** begin **

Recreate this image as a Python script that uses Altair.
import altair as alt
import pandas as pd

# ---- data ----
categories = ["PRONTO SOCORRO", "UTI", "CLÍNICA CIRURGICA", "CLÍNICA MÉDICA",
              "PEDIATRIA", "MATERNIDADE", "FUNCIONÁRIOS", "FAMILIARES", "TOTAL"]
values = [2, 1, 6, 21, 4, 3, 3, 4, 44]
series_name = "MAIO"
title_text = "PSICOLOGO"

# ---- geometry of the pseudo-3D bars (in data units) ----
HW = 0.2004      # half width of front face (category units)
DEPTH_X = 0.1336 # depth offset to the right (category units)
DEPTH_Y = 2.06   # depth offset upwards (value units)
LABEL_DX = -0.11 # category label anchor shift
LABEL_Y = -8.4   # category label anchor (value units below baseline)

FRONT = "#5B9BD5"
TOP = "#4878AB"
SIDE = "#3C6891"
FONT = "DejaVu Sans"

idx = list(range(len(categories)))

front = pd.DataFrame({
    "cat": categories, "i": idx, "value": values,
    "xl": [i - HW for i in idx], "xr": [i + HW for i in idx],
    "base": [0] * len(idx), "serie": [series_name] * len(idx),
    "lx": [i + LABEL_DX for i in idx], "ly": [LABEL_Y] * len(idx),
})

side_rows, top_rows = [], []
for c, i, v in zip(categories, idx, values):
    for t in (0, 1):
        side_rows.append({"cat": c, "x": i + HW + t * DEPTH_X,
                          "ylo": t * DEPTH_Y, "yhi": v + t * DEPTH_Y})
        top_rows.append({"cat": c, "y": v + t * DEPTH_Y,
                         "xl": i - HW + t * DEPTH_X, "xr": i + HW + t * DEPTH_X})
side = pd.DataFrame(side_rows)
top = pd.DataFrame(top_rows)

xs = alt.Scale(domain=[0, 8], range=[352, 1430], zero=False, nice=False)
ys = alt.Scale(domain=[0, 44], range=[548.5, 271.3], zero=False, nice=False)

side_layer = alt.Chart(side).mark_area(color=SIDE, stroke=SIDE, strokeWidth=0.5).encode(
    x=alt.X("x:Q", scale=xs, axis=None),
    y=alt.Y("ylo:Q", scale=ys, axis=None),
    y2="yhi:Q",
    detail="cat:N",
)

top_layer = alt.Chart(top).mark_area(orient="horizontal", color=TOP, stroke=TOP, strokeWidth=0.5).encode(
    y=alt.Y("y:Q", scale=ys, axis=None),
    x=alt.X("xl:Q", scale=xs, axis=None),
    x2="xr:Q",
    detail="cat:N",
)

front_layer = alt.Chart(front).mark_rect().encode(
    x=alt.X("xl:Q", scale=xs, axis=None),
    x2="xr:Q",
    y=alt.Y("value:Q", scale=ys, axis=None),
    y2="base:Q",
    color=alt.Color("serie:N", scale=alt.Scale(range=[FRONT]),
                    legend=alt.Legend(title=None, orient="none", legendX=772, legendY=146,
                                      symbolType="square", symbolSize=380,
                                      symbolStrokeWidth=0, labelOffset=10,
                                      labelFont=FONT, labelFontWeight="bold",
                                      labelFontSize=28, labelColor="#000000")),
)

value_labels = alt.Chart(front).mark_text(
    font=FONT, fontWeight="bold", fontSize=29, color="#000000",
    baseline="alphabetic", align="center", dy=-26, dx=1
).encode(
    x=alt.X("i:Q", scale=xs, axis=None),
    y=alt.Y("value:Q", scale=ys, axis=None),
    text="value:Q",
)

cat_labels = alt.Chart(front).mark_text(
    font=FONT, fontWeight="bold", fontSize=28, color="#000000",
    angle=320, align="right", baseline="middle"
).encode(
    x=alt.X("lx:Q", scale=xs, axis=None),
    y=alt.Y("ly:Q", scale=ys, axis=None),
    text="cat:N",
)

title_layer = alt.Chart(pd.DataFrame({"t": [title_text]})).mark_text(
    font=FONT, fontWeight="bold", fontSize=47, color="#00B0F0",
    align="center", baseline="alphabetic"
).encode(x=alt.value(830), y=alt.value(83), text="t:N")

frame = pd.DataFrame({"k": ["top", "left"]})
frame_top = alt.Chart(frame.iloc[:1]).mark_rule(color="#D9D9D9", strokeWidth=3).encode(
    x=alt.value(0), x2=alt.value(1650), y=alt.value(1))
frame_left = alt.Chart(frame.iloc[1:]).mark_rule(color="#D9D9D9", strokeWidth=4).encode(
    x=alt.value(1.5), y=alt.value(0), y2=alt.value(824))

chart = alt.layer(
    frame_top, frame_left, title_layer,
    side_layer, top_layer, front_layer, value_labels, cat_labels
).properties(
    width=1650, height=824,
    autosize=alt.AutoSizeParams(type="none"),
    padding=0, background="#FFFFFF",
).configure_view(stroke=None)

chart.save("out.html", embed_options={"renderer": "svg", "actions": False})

** end **

Everything from the first line of the data through the line containing "top = pd.DataFrame(top_rows)" should be echoed exactly. Add nothing.

Recreate this image as a Python script that uses Altair.
import altair as alt
import pandas as pd

# ---- data ----
categories = ["PRONTO SOCORRO", "UTI", "CLÍNICA CIRURGICA", "CLÍNICA MÉDICA",
              "PEDIATRIA", "MATERNIDADE", "FUNCIONÁRIOS", "FAMILIARES", "TOTAL"]
values = [2, 1, 6, 21, 4, 3, 3, 4, 44]
series_name = "MAIO"
title_text = "PSICOLOGO"

# ---- geometry of the pseudo-3D bars (in data units) ----
HW = 0.2004      # half width of front face (category units)
DEPTH_X = 0.1336 # depth offset to the right (category units)
DEPTH_Y = 2.06   # depth offset upwards (value units)
LABEL_DX = -0.11 # category label anchor shift
LABEL_Y = -8.4   # category label anchor (value units below baseline)

FRONT = "#5B9BD5"
TOP = "#4878AB"
SIDE = "#3C6891"
FONT = "DejaVu Sans"

idx = list(range(len(categories)))

front = pd.DataFrame({
    "cat": categories, "i": idx, "value": values,
    "xl": [i - HW for i in idx], "xr": [i + HW for i in idx],
    "base": [0] * len(idx), "serie": [series_name] * len(idx),
    "lx": [i + LABEL_DX for i in idx], "ly": [LABEL_Y] * len(idx),
})

side_rows, top_rows = [], []
for c, i, v in zip(categories, idx, values):
    for t in (0, 1):
        side_rows.append({"cat": c, "x": i + HW + t * DEPTH_X,
                          "ylo": t * DEPTH_Y, "yhi": v + t * DEPTH_Y})
        top_rows.append({"cat": c, "y": v + t * DEPTH_Y,
                         "xl": i - HW + t * DEPTH_X, "xr": i + HW + t * DEPTH_X})
side = pd.DataFrame(side_rows)
top = pd.DataFrame(top_rows)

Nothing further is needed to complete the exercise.